Phylogenetic trees and cladograms aren’t just for decoration they actually illustrate when speciation happened, meaning when one species split into two or more new ones!
🌱 What’s a Node?
- A node is a branching point on the tree.
- It represents the most recent common ancestor between two organisms or groups.
- From that node, new branches represent new species that evolved from that ancestor.
From that node, new branches represent new species that evolved from that ancestor.📌 Example:
A node splits into two branches:
- One branch = lions 🦁
- Other branch = tigers 🐯
That node represents the shared ancestor of both lions and tigers the point where speciation occurred.
🧠 Why these matters:
- It helps us understand how biodiversity increases over time.

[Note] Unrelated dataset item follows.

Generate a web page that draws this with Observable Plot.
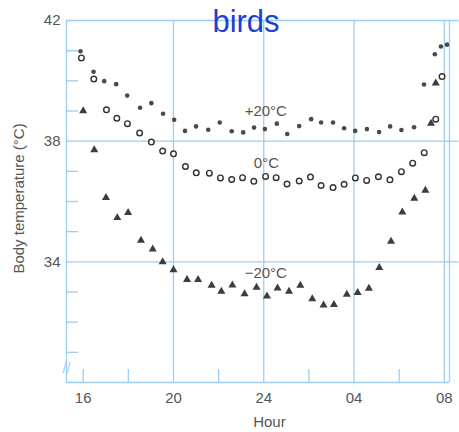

- We can trace back evolutionary paths to find how different species are related.
- Scientists use it to study adaptive radiation, where one species gives rise to many.
💡 Simple Insight:
Every time you see a node, think: “Here’s where one species split into two!”
This is exactly how evolution leaves a trail we can follow.
7.9.B.2 – How Are Phylogenetic Trees & Cladograms Built?
🔍 What Do Scientists Use to Build These Trees?
To figure out how species are related, scientists compare two main types of evidence:
1️⃣ Morphological Data = physical traits and structures
- ✅ Scientists look at shape, structure, and features of organisms.
- Examples:
- Bone patterns in limbs
- Flower structures
- Fossils (like skull shape or tooth type)
- ➡️ Useful when comparing extinct and living species.
2️⃣ Molecular Data = DNA & protein sequences
- ✅ Scientists compare the genetic code between organisms.
- Types of data:
- DNA base sequences (A, T, C, G)
- Amino acid sequences in proteins
- ➡️ More accurate than just looks!
Because even species that look similar might not be closely related – but their DNA tells the real story.
🔗 Why Both?
- Fossils help with ancient comparisons.
- Molecular data helps fill in gaps, especially for living species.
- Using both gives a stronger, more complete tree!
🧠 Summary:
Scientists build evolutionary trees by comparing body structures AND genetic info to figure out who’s related to whom!
7.9.B.3 – Phylogenetic Trees Are Just Scientific Hypotheses!
🧪 What Does This Mean?
A phylogenetic tree or cladogram isn’t set in stone – it’s a scientific guess (hypothesis) about how organisms are related.
It’s based on the best available data at the time (like DNA, fossils, body structures), but…
👉 It can change!
New evidence = new tree 🌱➡🌳
🔄 Why Do These Trees Get Revised?
As science advances, we:
- 🔬 Sequence more genomes (DNA!)
- 🦴 Discover new fossils
- 🧫 Find better ways to compare traits
All this new evidence might show:
- Two species are more/less related than we thought
- A trait evolved multiple times (not just once!)
- A common ancestor lived earlier or later than expected
🧠 Real-World Example:
- Old trees grouped whales with fish (based on shape).
- But DNA proved whales are actually closer to hippos!
- So, the tree was updated
📌 Summary:
Phylogenetic trees and cladograms are best guesses based on evidence, but they’re always being tested and revised as science discovers more.